Les nombreuses crises sociales et politiques qui déchirent la France depuis quelques années se reflètent dans plusieurs romans de la rentrée. Mouvement des gilets jaunes, déficit de confiance envers les élites politiques, fracture sociale et inégalités économiques, suicides et dépression en entreprise, mouvement #metoo et revendications féministes… De l’extérieur, on dirait parfois que la France est à la veille d’imploser. Cette tension a visiblement inspiré plusieurs écrivains. Tour d’horizon.

Avec Comme un empire dans un empire (Flammarion), Alice Zeniter signe l’un des grands romans de la rentrée.
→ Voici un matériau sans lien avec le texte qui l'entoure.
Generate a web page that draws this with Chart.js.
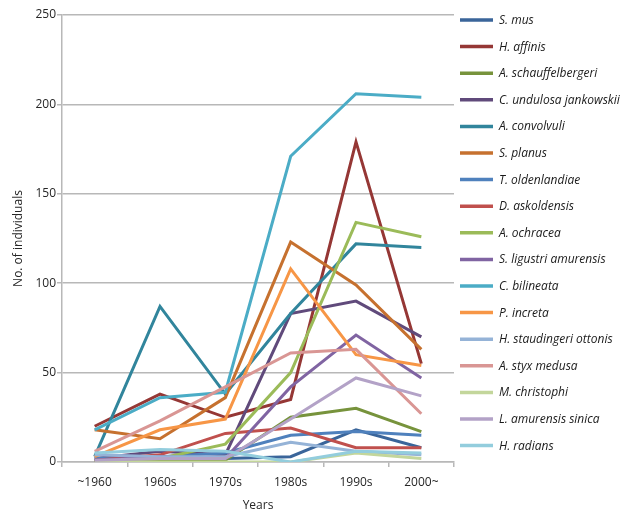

L’autrice de L’art de perdre (Goncourt des lycées 2017) s’intéresse à l’engagement politique par l’entremise de deux personnages : un attaché politique et une hackeuse. Dans ce roman à la Zola (dont Zeniter se dit grande admiratrice), il est question de toutes les grandes questions de société qui traversent notre époque, et qui vont définir l’âge adulte de la génération Y.

PHOTO ASTRID DI CROLLALANZA, FOURNIE PAR FLAMMARION

Alice Zeniter

La précarité est un des thèmes récurrents chez plusieurs jeunes romanciers français cet automne. Celia Levi l’aborde dans La tannerie (Tristram), où le personnage principal, jeune femme qui « monte sur Paris », est embauchée comme stagiaire dans un centre culturel branché installé dans une usine désaffectée. Ce roman parle des jeunes qui tentent de se tailler une place au soleil malgré la crise.

Dans Radical (Albin Michel), Tom Connan raconte la rencontre de deux jeunes hommes, l’un de gauche, l’autre d’extrême droite, sur fond de violence et de mouvement des gilets jaunes. Le cynisme et le populisme sont au rendez-vous. Le mouvement des gilets jaunes est également présent dans La fièvre, d’Aude Lancelin (Les Liens qui libèrent). Il s’agit du premier roman de cette journaliste, ex-directrice adjointe à L’Obs et Marianne, qui a couvert ce mouvement comme journaliste. Elle s’est inspirée de la vraie arrestation d’un jeune électricien lors d’une manifestation pour raconter cette histoire qui parle d’inégalités sociales.

Patron et bourreau

La violence en milieu de travail est un autre thème qui revient dans plusieurs romans. Dans Personne ne sort les fusils (Seuil), Sandra Lucbert, écrivaine et sociologue, s’est inspirée de la vague de suicides au sein de France Telecom (elle a même assisté au procès des sept dirigeants accusés de harcèlement moral) pour écrire un roman qui parle de la violence du capitalisme, et de ses répercussions en entreprise.

Il est également question de tentatives de suicide et de violence sexuelle au travail dans Sept gingembres, de Christophe Perruchas (Rouergue). Enfin, dans Les nuits de l’été (Éditions de l’Olivier), de Thomas Flahaut, deux jeunes gens tentent de s’extirper de leur milieu socioéconomique, mais leur destin semble les ramener à l’usine où leur père s’est échiné pour tenter de leur offrir une vie meilleure.

PHOTO JOEL SAGET, ARCHIVES AGECE-FRANCE-PRESSE

Negar Djavadi

Gentrification, pauvreté et exclusion sont évoqués dans Arène, de Négar Djavadi (Éditions Liana Levi), qui raconte la montée de la violence dans un quartier de Paris après la mort d’un adolescent victime de violence policière. Dans Cinq dans tes yeux (L’Iconoclaste), Hadrien Bels, dont c’est le premier roman, raconte pour sa part l’embourgeoisement du quartier du Panier, à Marseille, dans les années 90, et l’impact de cette exclusion sur les rêves d’un groupe de jeunes. Enfin, les inégalités entre les sexes sont au cœur de quelques romans comme Sale bourge (Flammarion), de Nicolas Rodier, dans lequel l’auteur écrit du point de vue d’un mari violent. Ça parle, là aussi, de classes sociales et de privilèges.

La nouvelle génération de romanciers français est résolument engagée, et c’est beau à voir.